Could I make a final statement?

I said that Mr Mackenzie would be making the final statement. I am not letting everybody make a final statement. Mr Dunbar, you have 30 seconds.

Alan Dunbar:

I ask the committee to consider the effects on the staff at the SCRO, particularly the eight officers who have appeared before you. I am talking not only about the impact on their working lives but about the effect that all of this has had on their partners, families and private lives.

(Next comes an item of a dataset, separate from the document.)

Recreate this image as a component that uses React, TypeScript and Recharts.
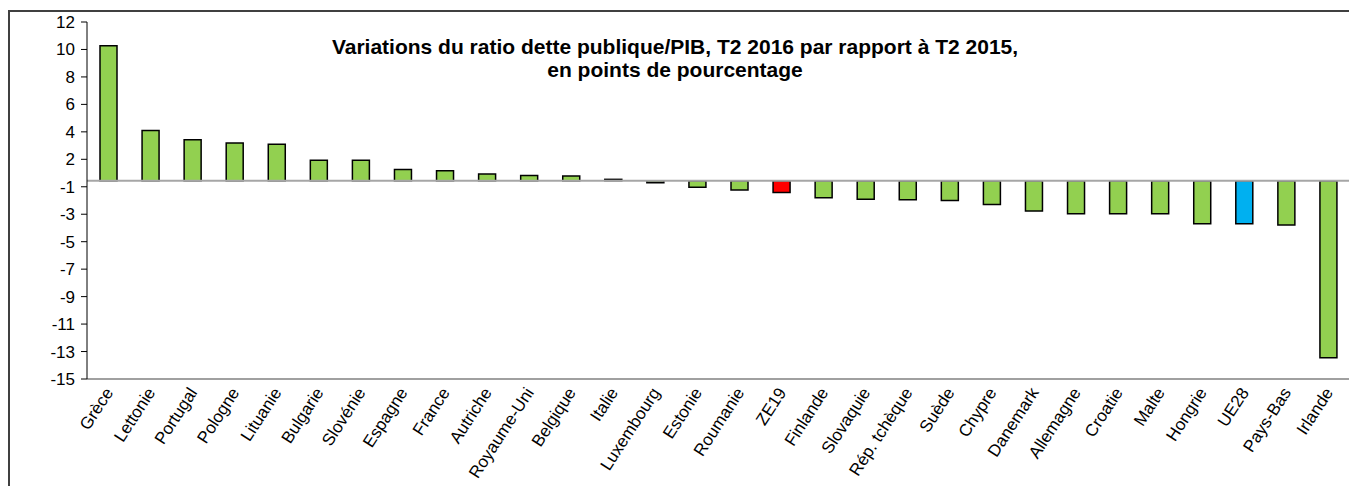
import { BarChart, Bar, Cell, XAxis, YAxis, ReferenceLine } from 'recharts'

const countries = [
  'Grèce', 'Lettonie', 'Portugal', 'Pologne', 'Lituanie', 'Bulgarie', 'Slovénie', 'Espagne',
  'France', 'Autriche', 'Royaume-Uni', 'Belgique', 'Italie', 'Luxembourg', 'Estonie', 'Roumanie',
  'ZE19', 'Finlande', 'Slovaquie', 'Rép. tchèque', 'Suède', 'Chypre', 'Danemark', 'Allemagne',
  'Croatie', 'Malte', 'Hongrie', 'UE28', 'Pays-Bas', 'Irlande',
]

const variations = [
  10.2, 3.8, 3.1, 2.85, 2.75, 1.55, 1.55, 0.85,
  0.75, 0.5, 0.4, 0.35, 0.1, -0.15, -0.5, -0.7,
  -0.9, -1.3, -1.4, -1.45, -1.5, -1.8, -2.3, -2.5,
  -2.5, -2.5, -3.25, -3.25, -3.35, -13.4,
]

// the axis runs from -15 to 12 in 13 equal steps, labels as printed on the original
const yTickLabels = ['12', '10', '8', '6', '4', '2', '-1', '-3', '-5', '-7', '-9', '-11', '-13', '-15']
const yMax = 12
const yMin = -15
const yTicks = yTickLabels.map((_, i) => yMax - (i * (yMax - yMin)) / (yTickLabels.length - 1))

const GREEN = '#92D050'
const highlight: Record<string, string> = { ZE19: '#FF0000', UE28: '#00B0F0' }

const data = countries.map((name, i) => ({ name, value: variations[i] }))

const FONT = '"Liberation Sans", Arial, sans-serif'

function CategoryTick({ x, y, payload }: any) {
  return (
    <text
      x={x + 2}
      y={y + 3}
      transform={`rotate(-57, ${x + 2}, ${y + 3})`}
      textAnchor="end"
      dominantBaseline="middle"
      fontSize={17}
      fontFamily={FONT}
      fill="#000"
    >
      {payload.value}
    </text>
  )
}

function yLabel(v: number) {
  let best = 0
  yTicks.forEach((t, i) => {
    if (Math.abs(t - v) < Math.abs(yTicks[best] - v)) best = i
  })
  return yTickLabels[best]
}

export default function App() {
  return (
    <div
      style={{
        position: 'relative',
        width: 1349,
        height: 478,
        marginTop: 2,
        borderTop: '2px solid #404040',
        borderLeft: '2px solid #404040',
        boxSizing: 'border-box',
        fontFamily: FONT,
      }}
    >
      <div
        style={{
          position: 'absolute',
          left: 0,
          top: 23,
          width: 1330,
          textAlign: 'center',
          fontWeight: 'bold',
          fontSize: 21,
          lineHeight: '23px',
          color: '#000',
        }}
      >
        Variations du ratio dette publique/PIB, T2 2016 par rapport à T2 2015,
        <br />
        en points de pourcentage
      </div>
      <BarChart
        width={1347}
        height={476}
        data={data}
        margin={{ top: 10, right: 8, left: 17, bottom: 8 }}
        barSize={17}
      >
        <XAxis
          dataKey="name"
          interval={0}
          height={101}
          tickLine={false}
          axisLine={{ stroke: '#a0a0a0', strokeWidth: 2 }}
          tick={<CategoryTick />}
        />
        <XAxis xAxisId="top" dataKey="name" orientation="top" height={0} tick={false} tickLine={false} axisLine={{ stroke: '#a0a0a0', strokeWidth: 2 }} />
        <YAxis
          domain={[yMin, yMax]}
          ticks={yTicks}
          interval={0}
          width={60}
          tickSize={6}
          tickMargin={6}
          tickFormatter={yLabel}
          axisLine={{ stroke: '#000' }}
          tickLine={{ stroke: '#000' }}
          tick={{ fill: '#000', fontSize: 17, fontFamily: FONT }}
        />
        <YAxis yAxisId="right" orientation="right" width={0} tick={false} tickLine={false} axisLine={{ stroke: '#a0a0a0', strokeWidth: 2 }} />
        <Bar dataKey="value" stroke="#000" strokeWidth={1.5} isAnimationActive={false}>
          {data.map((d) => (
            <Cell key={d.name} fill={highlight[d.name] ?? GREEN} />
          ))}
        </Bar>
        <ReferenceLine y={0} stroke="#a6a6a6" strokeWidth={2} />
      </BarChart>
    </div>
  )
}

Miss McKie was found not guilty of perjury, ergo we all had to be guilty of something. Thanks to the McKie camp and certain sectors of the press and media, we—all of a sudden—became liars, conspirators and criminals. A small number of MSPs who would sell their souls for a soundbite then threw logs on the fire. To round it all off—and this is the worst part—the SCRO, ACPOS, the Crown and the Executive have behaved like rabbits caught in the headlights and have not handled the situation at all well. What is disappointing about that is that those groups make up the system in which we worked and in which we believed. The only thing that the SCRO officers are guilty of is telling the truth.

The Convener:

Thanks. Once again, I say that the committee appreciates the pressure that the service has been under. I hope that you think that you have had an opportunity today to air your views. We thought that that was important. This meeting has probably been the committee's longest ever, as we have been sitting for more than six hours.

I am sure that we will need to clarify certain points when we draw up our report. I assume that we will have the co-operation of everyone around the table in that event.

I thank all of our witnesses for their candid and excellent evidence.

Meeting continued in private until 17:50.